My first experience with this was several years ago with a good friend who went to Folsom Fair East. He found himself involved in an impromptu spanking demo tied to a spanking bench. Unknown to him an acquaintance from his hometown had taken pictures of the spanking on his digital camera. Well a few weeks later while I was visiting my friend he took me to a non-leather gay bar he likes to frequent. The “acquaintance” happened to be there and came up to us with a shitty grin on his face. He says to my friend “guess what I have….” and proceeds to show the spanking pictures from his camera to everyone at the bar! Embarrasment and hurt feelings followed.

My second and third experience are really similar but with different people, which leads me to think it might happen a lot. Both instances I was out at a non-kink bar and ran into a kink friend. Someone else my friend knows is there and the customary introduction occurs. The friend I know introduces the other person as “_____ from Gearfetish”, “or _____ from Bondage Control.” Both times this happened I noticed the person who was being introduced to me face go pale. The first time it happend the person was with his sister, and the second time the person was with a co-worker, and neither were about their fetishes.

As I find myself becoming more and more comfortable with all the things I’m into, I can understand how it is easy to lose perspective that not everyone is as ready to announce what they are into.

When the online world meets the real word I think it is important to remember that some might still be coming to terms with their darker side, and some might just want to leave it to themselves to decide who knows what about their kinky life.

3 thoughts on “Social graces … or how not to be a Jerk

  1. Well, it’s exactly the same principle as ‘coming out’ as gay. Although these days there are many people who have been ‘out’ since their mid-teens or even earlier who might not comprehend what it’s like, not everyone comes to terms with their homosexuality so comfortably.

    Being kinky adds a second layer, a heck of a lot like the first. But with perhaps even more potential for social unacceptability.

  2. Well said!!!! People need to realize that it is a private thing and only needs to be revealed when and to whom the person involved chooses, not as a topic of casual conversation or especially as an introduction!

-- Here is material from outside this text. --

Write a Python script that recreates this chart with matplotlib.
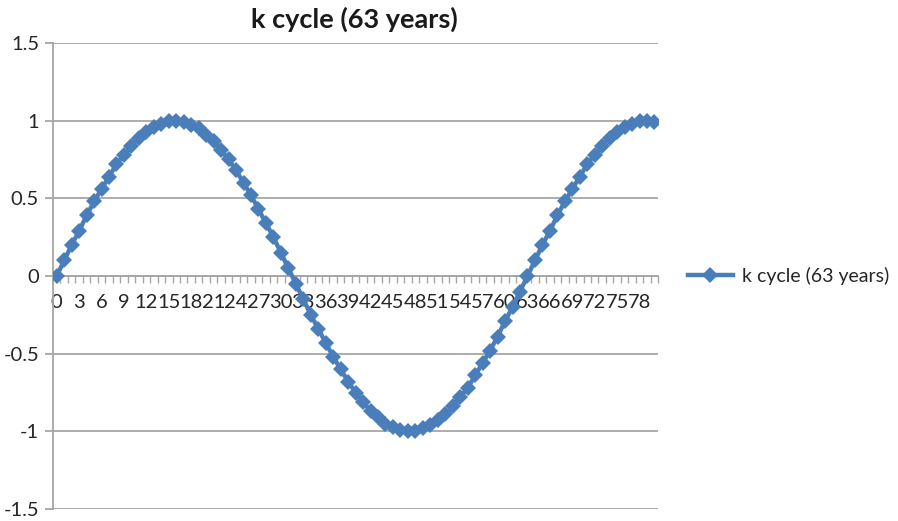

  3. this happened to me, the guy who kink outed me was not even comfy with people knowing he was gay let alone kinky, anyway we both ended up at a dinner party and he had a few and started dropping a few hints that my sex life got a little wild. my friends where looking confused so cool as a cucumber i pulled out my phone and opened a pic of him tied up with me holding a knife to his balls and him with a raging hard on about it, i quietly passed it to him and he went white as a sheet and shut right up. a few people realized what he meant by his comments but they didn’t really care, all the same i would have proffered they not know.